Monday, 10 December 2007


When I first joined LinkedIn, I thought it was an exciting innovation, and remember the urge to link with as many people as possible, however weak the connections between us. This makes sense, as there is some famous academic research that shows these weak connections are the most profitable (Granovetter's "The Strength of Weak Ties").

The theory goes that the people you have strong ties with have the same information as you, but weak ties have new information, which is why they bring the new opportunities. But LinkedIn for me simply became a new address book. Then I got bored, and then a wave of people started to link in to me even though I didn't really use the system any more. Then it all stopped when Facebook exploded in the UK. Now only very occasionally do I get a new LinkedIn requests, and I feel divided in how I split my efforts between the two. Facebook was fun, but LinkedIn promised opportunity.

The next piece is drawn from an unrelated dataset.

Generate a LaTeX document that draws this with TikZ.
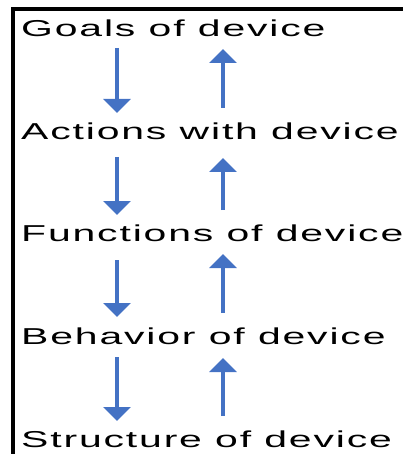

This could however change as LinkedIn has recently launched its own platform for third parties to develop applications - LinkedIn's Intelligent Applications Platform. This should give it some of the sex appeal that Facebook has, and give its members that extra added reason for staying active and engaged. According to the UK's Guardian " is the first company to develop a LinkedIn application, introducing a tool that sits on its website and lists connections between the user and the companies and business people in its stories".

With LinkedIn's membership of Google's OpenSocial - which will allow people to connect across social networks - and to develop applications across them, it seems that LinkedIn has learnt, just in time, that you can't just be the brainy kid in the class, you need some sex appeal as well.